▶ _Data segment_:
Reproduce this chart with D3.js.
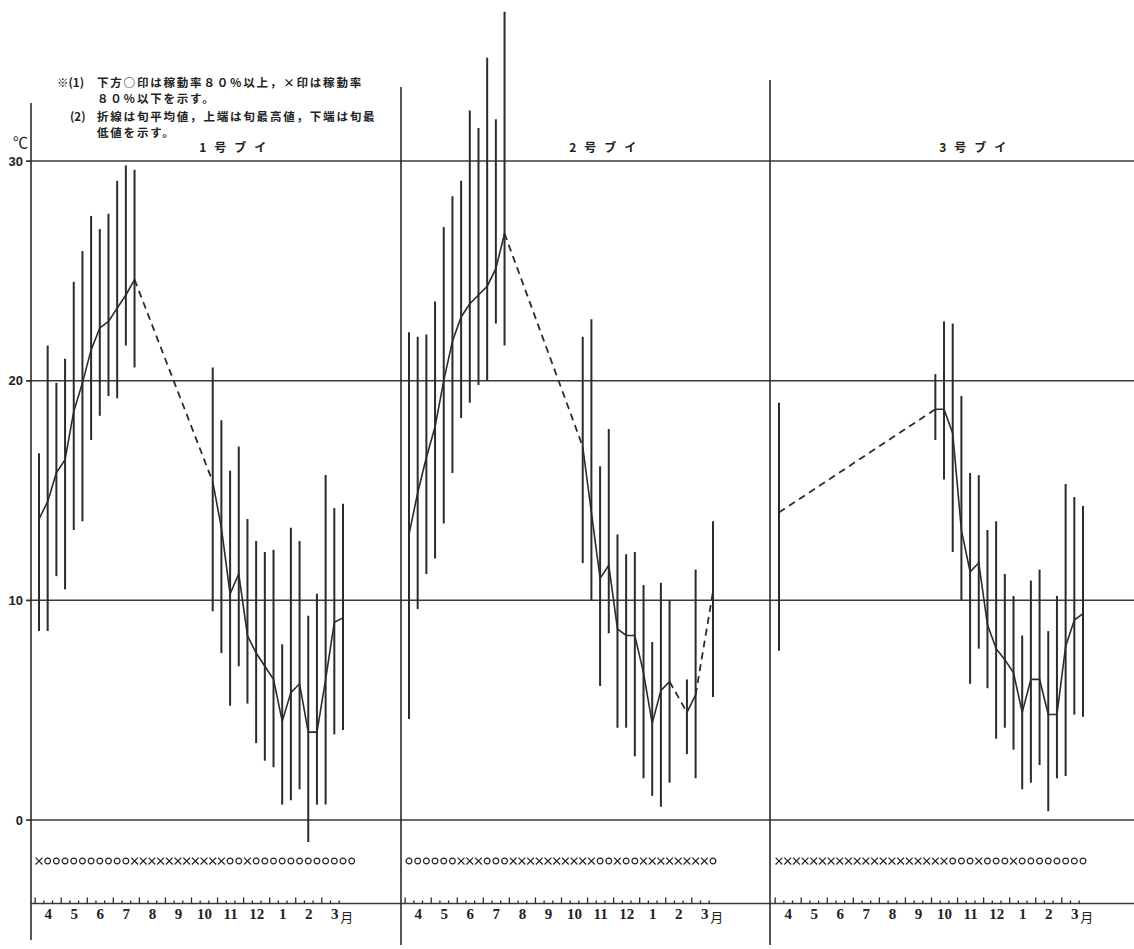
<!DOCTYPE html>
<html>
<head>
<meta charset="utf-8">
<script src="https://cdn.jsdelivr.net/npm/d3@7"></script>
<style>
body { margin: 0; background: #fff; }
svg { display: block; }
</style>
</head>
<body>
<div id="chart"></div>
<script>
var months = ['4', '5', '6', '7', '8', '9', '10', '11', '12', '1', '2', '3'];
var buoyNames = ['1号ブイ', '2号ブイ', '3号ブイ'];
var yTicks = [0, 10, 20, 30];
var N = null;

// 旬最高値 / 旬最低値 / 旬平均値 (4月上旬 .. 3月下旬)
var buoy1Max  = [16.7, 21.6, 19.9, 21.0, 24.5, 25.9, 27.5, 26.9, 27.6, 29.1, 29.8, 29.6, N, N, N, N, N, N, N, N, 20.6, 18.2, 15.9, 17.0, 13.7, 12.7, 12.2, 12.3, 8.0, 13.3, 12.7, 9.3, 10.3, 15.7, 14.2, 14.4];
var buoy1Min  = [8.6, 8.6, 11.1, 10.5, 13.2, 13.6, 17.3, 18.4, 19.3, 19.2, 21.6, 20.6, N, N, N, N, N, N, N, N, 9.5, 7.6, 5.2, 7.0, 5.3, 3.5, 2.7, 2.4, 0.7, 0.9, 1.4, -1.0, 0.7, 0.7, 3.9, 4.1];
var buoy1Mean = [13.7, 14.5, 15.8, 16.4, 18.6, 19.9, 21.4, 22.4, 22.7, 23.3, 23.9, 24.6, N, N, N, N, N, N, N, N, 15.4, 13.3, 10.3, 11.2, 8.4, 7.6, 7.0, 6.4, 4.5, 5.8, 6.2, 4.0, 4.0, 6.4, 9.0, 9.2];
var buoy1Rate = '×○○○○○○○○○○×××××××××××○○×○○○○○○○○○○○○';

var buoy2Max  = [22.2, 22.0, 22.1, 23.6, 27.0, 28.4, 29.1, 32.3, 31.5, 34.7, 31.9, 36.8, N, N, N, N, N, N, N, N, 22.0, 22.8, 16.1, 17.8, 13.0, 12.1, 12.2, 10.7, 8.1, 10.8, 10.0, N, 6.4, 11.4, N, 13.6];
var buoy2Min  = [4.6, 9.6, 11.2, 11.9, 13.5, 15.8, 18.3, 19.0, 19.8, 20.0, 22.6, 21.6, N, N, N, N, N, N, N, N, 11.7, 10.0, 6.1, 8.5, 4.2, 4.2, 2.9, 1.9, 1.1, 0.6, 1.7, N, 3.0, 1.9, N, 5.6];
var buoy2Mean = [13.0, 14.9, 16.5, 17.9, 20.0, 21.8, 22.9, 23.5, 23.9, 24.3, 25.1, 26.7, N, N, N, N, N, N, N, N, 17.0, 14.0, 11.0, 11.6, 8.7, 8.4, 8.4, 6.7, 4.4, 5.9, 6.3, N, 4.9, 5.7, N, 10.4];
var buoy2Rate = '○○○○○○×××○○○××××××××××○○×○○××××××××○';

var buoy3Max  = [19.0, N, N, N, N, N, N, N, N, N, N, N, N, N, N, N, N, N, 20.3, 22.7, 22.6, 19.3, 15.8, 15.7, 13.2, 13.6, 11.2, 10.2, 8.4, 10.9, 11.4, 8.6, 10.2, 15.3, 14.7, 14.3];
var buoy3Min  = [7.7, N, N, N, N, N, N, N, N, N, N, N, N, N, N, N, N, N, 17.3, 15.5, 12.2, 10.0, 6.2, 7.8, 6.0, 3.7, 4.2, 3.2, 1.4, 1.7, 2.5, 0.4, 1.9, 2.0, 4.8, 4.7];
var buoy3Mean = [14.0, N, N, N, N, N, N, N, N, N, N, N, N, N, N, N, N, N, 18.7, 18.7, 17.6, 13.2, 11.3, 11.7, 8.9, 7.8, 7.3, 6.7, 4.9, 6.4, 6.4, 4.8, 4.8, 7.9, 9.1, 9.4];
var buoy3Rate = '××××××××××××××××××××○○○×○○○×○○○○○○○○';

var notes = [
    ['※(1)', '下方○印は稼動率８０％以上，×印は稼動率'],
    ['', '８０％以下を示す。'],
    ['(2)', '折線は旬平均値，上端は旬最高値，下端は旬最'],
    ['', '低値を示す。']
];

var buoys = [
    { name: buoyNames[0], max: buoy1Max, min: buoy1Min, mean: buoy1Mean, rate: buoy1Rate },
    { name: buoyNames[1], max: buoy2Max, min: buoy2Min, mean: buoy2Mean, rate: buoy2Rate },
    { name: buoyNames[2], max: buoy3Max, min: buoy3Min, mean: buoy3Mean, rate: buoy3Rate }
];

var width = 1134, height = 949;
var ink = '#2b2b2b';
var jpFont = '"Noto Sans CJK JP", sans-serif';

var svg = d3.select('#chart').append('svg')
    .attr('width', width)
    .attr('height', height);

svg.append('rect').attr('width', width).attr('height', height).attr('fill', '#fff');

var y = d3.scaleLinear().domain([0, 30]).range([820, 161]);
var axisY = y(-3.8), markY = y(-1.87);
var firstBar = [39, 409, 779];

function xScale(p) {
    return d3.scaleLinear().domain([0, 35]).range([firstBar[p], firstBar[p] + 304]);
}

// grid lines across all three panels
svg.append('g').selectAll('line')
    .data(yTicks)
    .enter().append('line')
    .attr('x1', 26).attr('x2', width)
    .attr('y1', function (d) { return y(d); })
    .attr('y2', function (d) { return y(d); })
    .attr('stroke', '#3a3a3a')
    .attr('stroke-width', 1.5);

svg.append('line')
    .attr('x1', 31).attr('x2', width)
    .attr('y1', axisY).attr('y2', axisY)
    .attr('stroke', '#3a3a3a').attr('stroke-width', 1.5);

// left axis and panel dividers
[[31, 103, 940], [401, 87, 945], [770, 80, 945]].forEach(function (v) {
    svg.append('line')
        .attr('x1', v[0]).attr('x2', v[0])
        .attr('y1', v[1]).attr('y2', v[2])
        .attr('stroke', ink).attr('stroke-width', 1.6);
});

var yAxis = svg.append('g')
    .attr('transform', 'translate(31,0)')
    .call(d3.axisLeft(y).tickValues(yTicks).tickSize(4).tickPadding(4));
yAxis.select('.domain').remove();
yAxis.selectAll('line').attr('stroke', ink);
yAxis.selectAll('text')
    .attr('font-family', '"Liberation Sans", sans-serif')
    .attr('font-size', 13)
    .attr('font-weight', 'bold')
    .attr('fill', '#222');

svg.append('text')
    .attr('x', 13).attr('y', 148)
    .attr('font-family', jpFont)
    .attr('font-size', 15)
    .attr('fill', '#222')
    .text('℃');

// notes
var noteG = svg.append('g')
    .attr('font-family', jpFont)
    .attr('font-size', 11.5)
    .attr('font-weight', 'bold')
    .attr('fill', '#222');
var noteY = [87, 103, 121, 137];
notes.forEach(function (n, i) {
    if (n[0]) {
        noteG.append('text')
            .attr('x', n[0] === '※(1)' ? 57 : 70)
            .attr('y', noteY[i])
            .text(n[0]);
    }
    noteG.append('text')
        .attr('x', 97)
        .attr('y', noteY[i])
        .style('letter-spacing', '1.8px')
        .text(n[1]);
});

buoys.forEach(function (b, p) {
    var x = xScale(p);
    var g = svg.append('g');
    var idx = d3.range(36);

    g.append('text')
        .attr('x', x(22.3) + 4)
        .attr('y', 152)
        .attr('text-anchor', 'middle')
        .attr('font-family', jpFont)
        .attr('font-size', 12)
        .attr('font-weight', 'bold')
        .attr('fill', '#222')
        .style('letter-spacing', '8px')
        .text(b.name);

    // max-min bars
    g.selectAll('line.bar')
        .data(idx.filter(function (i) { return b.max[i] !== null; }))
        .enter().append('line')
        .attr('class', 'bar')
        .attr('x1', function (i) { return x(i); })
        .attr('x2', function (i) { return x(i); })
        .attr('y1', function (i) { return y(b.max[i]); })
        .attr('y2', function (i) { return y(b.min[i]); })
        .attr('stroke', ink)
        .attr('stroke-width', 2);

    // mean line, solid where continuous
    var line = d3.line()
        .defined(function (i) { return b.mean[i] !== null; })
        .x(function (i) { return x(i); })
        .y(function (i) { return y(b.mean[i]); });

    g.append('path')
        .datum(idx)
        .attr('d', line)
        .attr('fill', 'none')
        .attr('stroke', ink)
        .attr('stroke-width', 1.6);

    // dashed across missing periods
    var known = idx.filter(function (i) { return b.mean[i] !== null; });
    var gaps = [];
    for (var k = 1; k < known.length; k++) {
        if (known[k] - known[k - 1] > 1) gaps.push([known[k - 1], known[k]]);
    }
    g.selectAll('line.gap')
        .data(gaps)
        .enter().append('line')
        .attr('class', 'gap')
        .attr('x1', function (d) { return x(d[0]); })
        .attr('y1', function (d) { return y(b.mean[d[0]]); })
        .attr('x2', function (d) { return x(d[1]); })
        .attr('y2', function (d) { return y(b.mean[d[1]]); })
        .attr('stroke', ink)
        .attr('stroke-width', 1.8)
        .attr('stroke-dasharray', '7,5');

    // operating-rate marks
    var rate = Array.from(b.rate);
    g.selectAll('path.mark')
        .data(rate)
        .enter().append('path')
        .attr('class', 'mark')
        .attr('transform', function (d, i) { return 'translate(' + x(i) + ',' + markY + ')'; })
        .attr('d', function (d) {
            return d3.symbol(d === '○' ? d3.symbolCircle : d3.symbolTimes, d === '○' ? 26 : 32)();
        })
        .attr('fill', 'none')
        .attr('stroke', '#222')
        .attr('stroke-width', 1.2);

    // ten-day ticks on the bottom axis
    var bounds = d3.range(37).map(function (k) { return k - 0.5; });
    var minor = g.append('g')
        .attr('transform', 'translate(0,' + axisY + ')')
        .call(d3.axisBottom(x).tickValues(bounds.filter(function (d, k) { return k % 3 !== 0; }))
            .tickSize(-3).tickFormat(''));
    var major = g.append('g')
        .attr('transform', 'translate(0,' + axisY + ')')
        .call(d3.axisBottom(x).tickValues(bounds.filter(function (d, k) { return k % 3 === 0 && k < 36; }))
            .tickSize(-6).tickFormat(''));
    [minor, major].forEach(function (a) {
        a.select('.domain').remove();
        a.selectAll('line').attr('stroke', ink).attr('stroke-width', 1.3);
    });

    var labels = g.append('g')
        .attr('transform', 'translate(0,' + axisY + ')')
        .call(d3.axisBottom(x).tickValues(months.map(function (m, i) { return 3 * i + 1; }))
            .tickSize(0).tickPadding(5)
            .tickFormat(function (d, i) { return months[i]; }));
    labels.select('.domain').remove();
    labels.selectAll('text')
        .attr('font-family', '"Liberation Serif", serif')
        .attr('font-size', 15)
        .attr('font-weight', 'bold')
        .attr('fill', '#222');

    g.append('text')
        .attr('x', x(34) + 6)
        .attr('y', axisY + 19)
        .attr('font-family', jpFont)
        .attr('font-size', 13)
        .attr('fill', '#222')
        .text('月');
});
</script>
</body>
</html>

▶ _Short task_: Extract each line from the listing that holds the word "chart".

▶ _Output below_:
Reproduce this chart with D3.js.
<div id="chart"></div>
var svg = d3.select('#chart').append('svg')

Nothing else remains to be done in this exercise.